Biologist and ecologist Martha Rojas Urrego, secretary general of the Ramsar Convention on Wetlands, lauded the recent peatland partnership of the government, particularly DENR and PLDT-Smart.

The partnership will focus on the protection, conservation and restoration of the Caimpugan Peatlands in Agusan Marsh Wildlife Sanctuary, a wetland of international importance designated under the convention on wetlands.

“The Ramsar Convention on Wetlands, with its 171 contracting parties, provides the global framework for the conservation and sustainable use of all wetlands,” she added.

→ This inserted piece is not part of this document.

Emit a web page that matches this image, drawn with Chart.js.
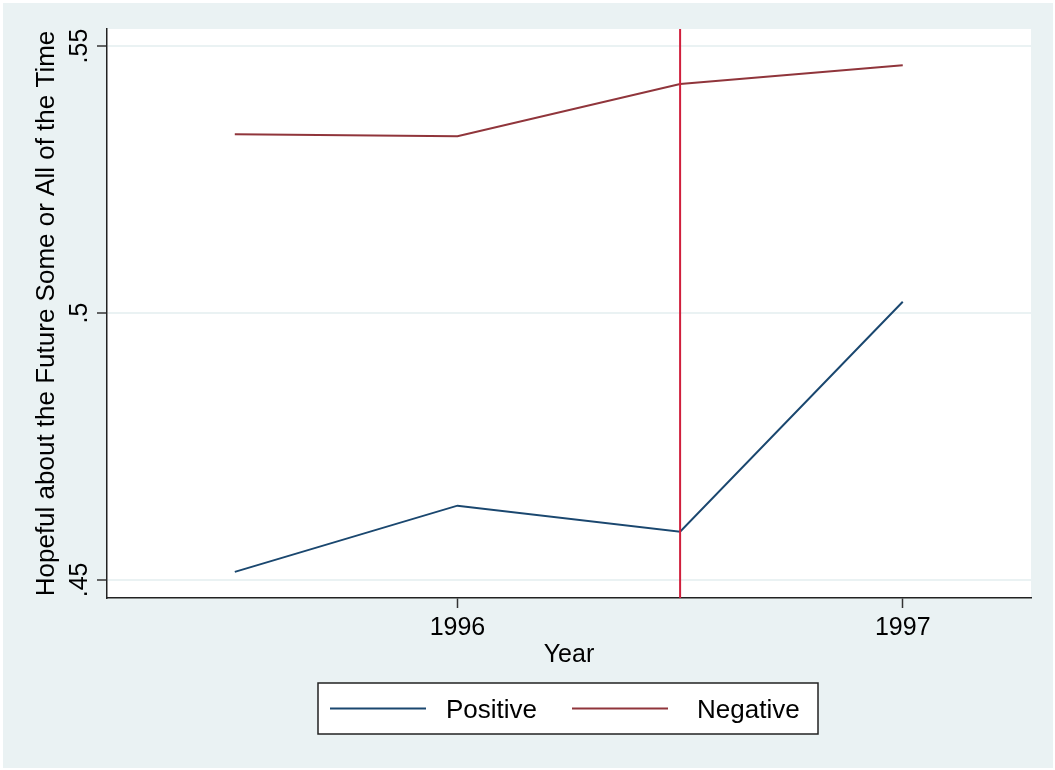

“This peatland is one of the Philippines’ most vital natural resources in the fight to combat climate change,” Urrego said.
 
“Peatlands cover only 3 percent of the earth’s surface, but they store 30 percent of carbon worldwide, making them the most effective carbon stock on the planet and thus, the most potent nature-based solution to mitigate and adapt to climate change.

“When peatlands are drained or burned, the carbon which was stored for thousands of years is released into the atmosphere, therefore contributing to further global warming. This is why we must protect and restore these critical ecosystems.”

The recent scientific assessments are truly alarming. “They have concluded that we have lost 87 percent of the global area of wetlands, including lakes, rivers, marshes, mangroves, coral reefs and peatlands.

“Besides wetlands’ capacity to store carbon, they also provide us with other major benefits, including clean water, food, the protection of coasts from extreme weather events and as the home to 40 percent of global bio-diversity.”

Yet, we lose wetlands three times faster than forests. “They are the most valuable ecosystems on the planet and at the same time, the most threatened,” she lamented.

Land transformation for agriculture is the main drivers of wetlands lost, according to Urrego. “In recent times, fires within peatlands have become a major issue in Southeast Asia. To reverse this trend, we must recognize the critical role of wetlands, including peatlands, and the role in climate change adaptation and mitigation, as well as the central role in achieving the sustainable development goals.”

Urrego said the partnership is an example of how both the government and the private sector can work together using innovative solutions and modern technology.

“We must work together to conserve and restore these critical ecosystems. This partnership will scale up the conservation and preservation of wetlands for a better future for nature and people in the Philippines.”

Meanwhile, Revilla, who is an avowed environment warrior and chief sustainability officer of PLDT-Smart, said the recent partnership is an important initiative for them.

“We need to have concrete plans and programs to fight climate change and protect our environment, as this well affect not just the business but even our own existence,” she said. 

“We will work together to help protect and conserve the Caimpugan peatlands. We will create public awareness on the conservation of our peatlands. Apart from our counterpart contribution of cash for three years, we will contribute our expertise by employing digital solutions to help protect our peatlands.”

Revilla noted Manila is fortunate to have been spared the wrath of the recent super-typhoon Rolly. “We can help prevent the next devastation that can save many lives and communities by taking better care of our environment and of each other,” Revilla said.